New SHRIMP U–Pb zircon ages and CHIME monazite ages from South Harris granulites, Lewisian Complex, NW Scotland: Implications for two stages of zircon formation during Palaeoproterozoic UHT metamorphism

Abstract

Sensitive high-resolution ion microprobe (SHRIMP) U–Pb zircon age dating was applied to several types of granulites and gneisses from the Lewisian Complex in South Harris, NW Scotland, to clarify the timing of Palaeoproterozoic tectono-thermal events. For comparison, monazite was dated using the chemical Th–U–total Pb isochron method (CHIME). The obtained U–Pb zircon age data were evaluated under the constrains of the modal amount of constituent minerals and whole-rock compositions of analysed samples, the zircon internal texture based on Th/U ratios, and the monazite CHIME ages.
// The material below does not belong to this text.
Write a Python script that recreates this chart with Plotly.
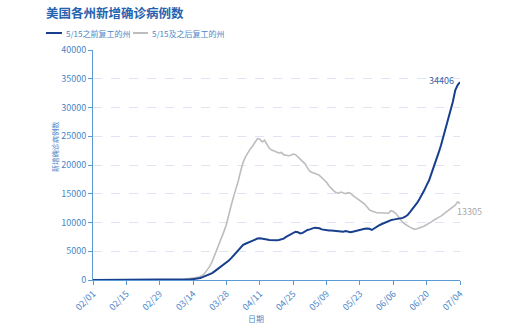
import pandas as pd
import plotly.graph_objects as go

# Daily dates, 2020-02-01 .. 2020-07-04
dates = pd.date_range("2020-02-01", "2020-07-04", freq="D")

# New confirmed cases (7-day average), states reopened before 5/15
early_reopen = [
    0, 0, 0, 0, 0, 0, 0, 0, 0, 0, 0, 0, 0, 0, 0, 0, 0, 0, 0, 0, 0, 0, 0, 0, 0, 0, 0, 0,
    0, 0, 0, 5, 5, 10, 15, 20, 30, 40, 60, 80,
    100, 120, 150, 200, 250, 350, 500, 650, 800, 1000,
    1200, 1500, 1800, 2100, 2400, 2700, 3000, 3400, 3800, 4300,
    4700, 5200, 5600, 6100, 6300, 6500, 6700, 6900, 7100, 7200,
    7250, 7200, 7200, 7050, 6950, 6900, 6900, 6900, 6950, 7050,
    7200, 7500, 7700, 7900, 8100, 8400, 8300, 8100, 8200, 8500,
    8700, 8800, 9000, 9100, 9050, 9000, 8800, 8700, 8650, 8600,
    8600, 8550, 8500, 8500, 8450, 8400, 8500, 8400, 8300, 8400,
    8500, 8650, 8800, 8850, 8900, 8950, 8900, 8700, 9000, 9250,
    9500, 9700, 9900, 10100, 10300, 10400, 10500, 10550, 10600, 10700,
    10800, 11000, 11300, 11800, 12300, 12800, 13400, 14100, 14800, 15600,
    16500, 17300, 18500, 19600, 20800, 22100, 23400, 24900, 26300, 27700,
    29300, 31000, 33000, 33900, 34406,
]

# New confirmed cases (7-day average), states reopened on/after 5/15
late_reopen = [
    0, 0, 0, 0, 0, 0, 0, 0, 0, 0, 0, 0, 0, 0, 0, 0, 0, 0, 0, 0, 0, 0, 0, 0, 0, 0, 0, 0,
    0, 5, 5, 10, 15, 20, 30, 40, 60, 80, 100, 150,
    200, 250, 300, 380, 450, 600, 800, 1200, 1700, 2400,
    3200, 4200, 5200, 6300, 7300, 8500, 9700, 11500, 13000, 14500,
    15800, 17300, 19000, 20500, 21400, 22200, 22800, 23300, 23900, 24600,
    24500, 24000, 24300, 23500, 22900, 22600, 22400, 22300, 22100, 22200,
    21800, 21700, 21600, 21700, 21900, 21800, 21400, 21000, 20600, 20200,
    19500, 18900, 18700, 18600, 18400, 18200, 17800, 17400, 17000, 16400,
    15900, 15500, 15200, 15100, 15300, 15100, 15000, 15200, 15100, 14700,
    14400, 14100, 13800, 13500, 13200, 12700, 12200, 12000, 11800, 11700,
    11700, 11700, 11600, 11700, 11600, 12050, 11900, 11600, 11000, 10400,
    10000, 9700, 9400, 9200, 9000, 8800, 8900, 9000, 9200, 9400,
    9600, 9800, 10100, 10400, 10700, 10900, 11100, 11400, 11700, 12000,
    12300, 12700, 13000, 13600, 13305,
]

series_names = ["5/15之前复工的州", "5/15及之后复工的州"]
series_colors = ["#173f8e", "#bdbdbd"]
tick_dates = pd.date_range("2020-02-01", "2020-07-04", freq="14D")

TXT_BLUE = "#4a86c8"
AXIS_BLUE = "#5b9bd5"
FONT = "Noto Sans CJK SC"

fig = go.Figure()
fig.add_trace(go.Scatter(x=dates, y=late_reopen, mode="lines", name=series_names[1],
                         line=dict(color=series_colors[1], width=1.6), showlegend=False))
fig.add_trace(go.Scatter(x=dates, y=early_reopen, mode="lines", name=series_names[0],
                         line=dict(color=series_colors[0], width=2), showlegend=False))

# plot-area geometry in pixels, used to place the hand-drawn legend
L, R, T, B = 93, 460, 50, 280
def px(x):
    return (x - L) / (R - L)
def py(y):
    return (B - y) / (B - T)

shapes = []
annotations = []
legend_items = [(46, 62, 64), (133, 148, 150)]
for (x0, x1, tx), name, col in zip(legend_items, series_names, series_colors):
    shapes.append(dict(type="line", xref="paper", yref="paper",
                       x0=px(x0), x1=px(x1), y0=py(33), y1=py(33),
                       line=dict(color=col, width=2)))
    annotations.append(dict(xref="paper", yref="paper", x=px(tx), y=py(33),
                            text=name, showarrow=False, xanchor="left", yanchor="middle",
                            font=dict(size=8, color=TXT_BLUE, family=FONT)))

# end-of-line value labels
annotations.append(dict(x=dates[-1], y=early_reopen[-1], text=str(early_reopen[-1]),
                        showarrow=False, xanchor="right", yanchor="middle",
                        xshift=-4, yshift=2,
                        font=dict(size=9, color="#3a5fa6", family=FONT)))
annotations.append(dict(x=dates[-1], y=late_reopen[-1], text=str(late_reopen[-1]),
                        showarrow=False, xanchor="left", yanchor="middle",
                        xshift=-5, yshift=-8,
                        font=dict(size=9, color="#a8a8a8", family=FONT)))

# axis titles
annotations.append(dict(xref="paper", yref="paper", x=px(55), y=py(147),
                        text="新增确诊病例数", textangle=-90, showarrow=False,
                        xanchor="center", yanchor="middle",
                        font=dict(size=7.2, color=TXT_BLUE, family=FONT)))
annotations.append(dict(xref="paper", yref="paper", x=px(256), y=py(318),
                        text="日期", showarrow=False, xanchor="center", yanchor="middle",
                        font=dict(size=8, color=TXT_BLUE, family=FONT)))

fig.update_layout(
    width=518, height=323,
    margin=dict(l=L, r=518 - R, t=T, b=323 - B),
    paper_bgcolor="white", plot_bgcolor="white",
    title=dict(text="<b>美国各州新增确诊病例数</b>", x=46 / 518, xanchor="left",
               y=1 - 14 / 323, yanchor="middle", xref="container", yref="container",
               font=dict(size=12.5, color="#2563b0", family=FONT)),
    shapes=shapes, annotations=annotations,
    showlegend=False,
    font=dict(family=FONT),
)
fig.update_xaxes(
    type="date", range=[dates[0], dates[-1]],
    tickvals=tick_dates, tickformat="%m/%d", tickangle=-45,
    tickfont=dict(size=9, color=TXT_BLUE),
    showline=True, linecolor=AXIS_BLUE, linewidth=1,
    ticks="outside", ticklen=4, tickcolor=AXIS_BLUE,
    showgrid=False, zeroline=False, automargin=False,
)
fig.update_yaxes(
    range=[0, 40000], dtick=5000, tickformat="d",
    tickfont=dict(size=9, color=TXT_BLUE),
    showline=True, linecolor=AXIS_BLUE, linewidth=1,
    ticks="outside", ticklen=4, tickcolor=AXIS_BLUE,
    showgrid=True, gridcolor="#dde4f3", griddash="dash", gridwidth=1,
    zeroline=False, automargin=False,
)

fig.write_html("out.html")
Zircons in three samples, characterised by zoned overgrowth rims, sector-zoned grains, and structureless high-U cores, yielded concordant ages of approximately 1900 Ma (1909 ± 3 Ma, 1899 ± 10, and 1888 ± 15 Ma, respectively). The age of 1899 ± 10 Ma, obtained from melanocratic granulite (garnet and kyanite/sillimanite: 76–91 vol.%), is interpreted to represent the timing of zircon crystallisation prior to the formation of restitic garnet and kyanite/sillimanite.Therefore, the age of ∼1900 Ma is proposed to represent the timing of early metamorphism, close to the thermal peak (M1). In the leucocratic gneiss (sample 93921-7), the age population at 1868 ± 35 Ma obtained from low-U and low-Th overgrowth rims represents a second stage of zircon growth from crystallising anatectic melt (M3), whereas the high-U cores represent the timing of zircon growth and recrystallisation prior to anatexis. Monazites from two leucocratic gneisses yield a relatively narrow range of CHIME ages: 1858 ± 7 Ma and 1840 ± 7 Ma. These ages probably represent the timing of zircon and monazite crystallisation from partial melt and resetting of the U–Th–Pb system. These results suggest that the timing of zircon formation was controlled by metamorphic processes, such as restite formation and crystallisation from partial melt.